Anyway I am looking for a certain type of solution [should use symmetry], if you're looking for a "quick solution" look at my last post.

 

[Ray Vickson]

This is EXACTLY what I written 2 post above, if you think calculating this integral is "straightforward" you're wrong.

Anyway I am looking for a certain type of solution [should use symmetry], if you're looking for a "quick solution" look at my last post.

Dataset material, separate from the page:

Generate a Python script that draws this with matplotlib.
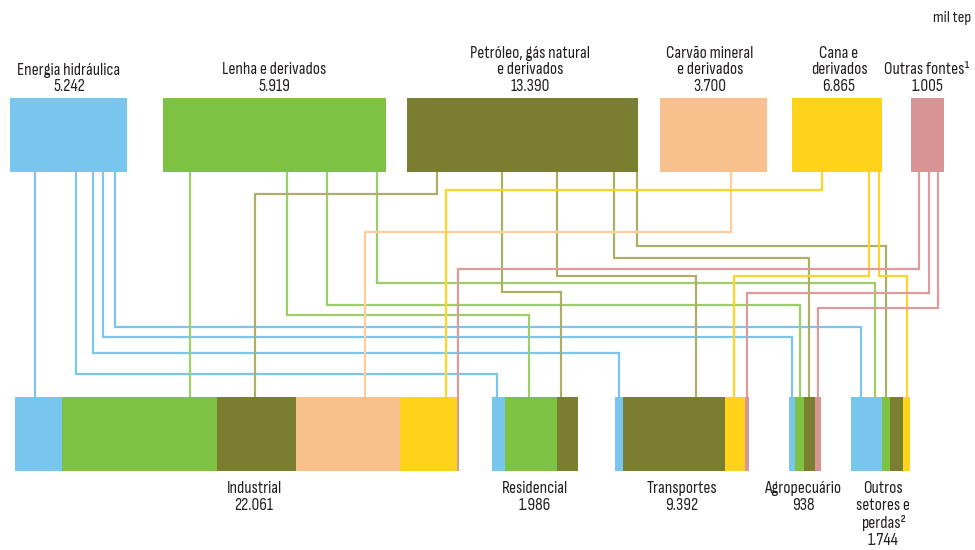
import matplotlib
matplotlib.use("Agg")
import matplotlib.pyplot as plt

# ---------------- data ----------------
sources = ["Energia hidráulica", "Lenha e derivados", "Petróleo, gás natural\ne derivados",
           "Carvão mineral\ne derivados", "Cana e\nderivados", "Outras fontes¹"]
source_values = ["5.242", "5.919", "13.390", "3.700", "6.865", "1.005"]

sectors = ["Industrial", "Residencial", "Transportes", "Agropecuário", "Outros\nsetores e\nperdas²"]
sector_values = ["22.061", "1.986", "9.392", "938", "1.744"]

# flows[sector][source] in mil tep
flows = [
    [2335, 7701, 3925, 5167, 2832, 101],
    [300, 1201, 485, 0, 0, 0],
    [561, 0, 7149, 0, 1402, 280],
    [176, 264, 322, 0, 0, 176],
    [917, 236, 384, 0, 207, 0],
]

# ---------------- layout / style ----------------
box_colors = ["#78C5EE", "#7DC242", "#797E31", "#F8C08C", "#FFD31A", "#D99595"]
line_colors = ["#7CC6EE", "#9CCE6A", "#ADAE68", "#FFCC9E", "#FFD42A", "#DC9C9C"]

src_x = [(10, 127), (163, 386), (407, 638), (660, 767), (792, 882), (911, 944)]
src_y = (98, 172)
sec_x = [(15, 459), (492, 578), (615, 749), (789, 821), (851, 910)]
sec_y = (397, 471)

# routes: (source, sector, x at source, horizontal y, x at sector)
routes = [
    (0, 0, 35, None, 35), (0, 1, 76, 374, 497), (0, 2, 93, 353, 619),
    (0, 3, 103, 337, 792), (0, 4, 115, 327, 861),
    (1, 0, 190, None, 190), (1, 1, 287, 315, 529), (1, 3, 327, 305, 800),
    (1, 4, 377, 283, 875),
    (2, 0, 437, 194, 255), (2, 1, 502, 292, 561), (2, 2, 557, 276, 696),
    (2, 3, 614, 258, 809), (2, 4, 637, 246, 886),
    (3, 0, 731, 232, 365),
    (4, 0, 822, 190, 446), (4, 2, 869, 276, 734), (4, 4, 879, 276, 907),
    (5, 0, 919, 269, 458), (5, 2, 929, 293, 747), (5, 3, 938, 308, 818),
]

plt.rcParams["font.family"] = ["Sofia Sans Condensed", "Barlow Condensed", "DejaVu Sans"]

fig = plt.figure(figsize=(9.75, 5.5), dpi=100)
ax = fig.add_axes([0, 0, 1, 1])
ax.set_xlim(0, 975)
ax.set_ylim(550, 0)
ax.axis("off")

# connection lines
for s, k, x0, yh, x1 in routes:
    if yh is None:
        xs, ys = [x0, x1], [src_y[1], sec_y[0]]
    else:
        xs, ys = [x0, x0, x1, x1], [src_y[1], yh, yh, sec_y[0]]
    ax.plot(xs, ys, color=line_colors[s], lw=1.6, solid_joinstyle="miter", zorder=2)

# source boxes
for i, (a, b) in enumerate(src_x):
    ax.fill_between([a, b], src_y[0], src_y[1], color=box_colors[i], lw=0, zorder=3)

# sector stacked bars
for k, (a, b) in enumerate(sec_x):
    total = sum(flows[k])
    cur = a
    for s, v in enumerate(flows[k]):
        if v <= 0:
            continue
        w = (b - a) * v / total
        ax.fill_between([cur, cur + w], sec_y[0], sec_y[1], color=box_colors[s], lw=0, zorder=3)
        cur += w

fs = 12.5
tc = "#231F20"
# top labels
src_cx = [69, 274, 530, 710, 839, 927]
for i in range(len(sources)):
    lines = sources[i].split("\n") + [source_values[i]]
    for j, t in enumerate(lines):
        y = 91 - (len(lines) - 1 - j) * 16.5
        ax.text(src_cx[i], y, t, ha="center", va="baseline", fontsize=fs, color=tc, zorder=4)

# bottom labels
sec_cx = [254, 535, 682, 803, 883]
for k in range(len(sectors)):
    lines = sectors[k].split("\n") + [sector_values[k]]
    for j, t in enumerate(lines):
        ax.text(sec_cx[k], 493 + j * 17.3, t, ha="center", va="baseline", fontsize=fs,
                color=tc, zorder=4)

ax.text(971, 22, "mil tep", ha="right", va="baseline", fontsize=fs - 0.5, color=tc)

fig.savefig("out.png", dpi=100)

Maybe your definition of "straightforward" is different from mine; to me, "straightforward" means looking up something in a table that I had already done once in the past and need not do again; or straightforward means using modern tools effectively. It does not mean "fast" or "short"; it just means "not mysterious" and "not tricky".

RGV

 

[estro]

Maybe your definition of "straightforward" is different from mine; to me, "straightforward" means looking up something in a table that I had already done once in the past and need not do again; or straightforward means using modern tools effectively. It does not mean "fast" or "short"; it just means "not mysterious" and "not tricky".

RGV

We indeed have different definition for "straightforward". =)

Can you suggest another way of solving this besides the previous 2 methods?

 

[Ray Vickson]

We indeed have different definition for "straightforward". =)

Can you suggest another way of solving this besides the previous 2 methods?

Of course, the best way is to switch to polar coordinates right away in the 2d-integral (but for some unknown reason, you are not allowed to do that).

RGV

 

[Infinitum]

After some more thought, I found no method that can solve this by only using symmetry. And the easiest, and clearly visible method is of course using polar co-ordinates as suggested above.

I am interested to know what your professor has to say about this.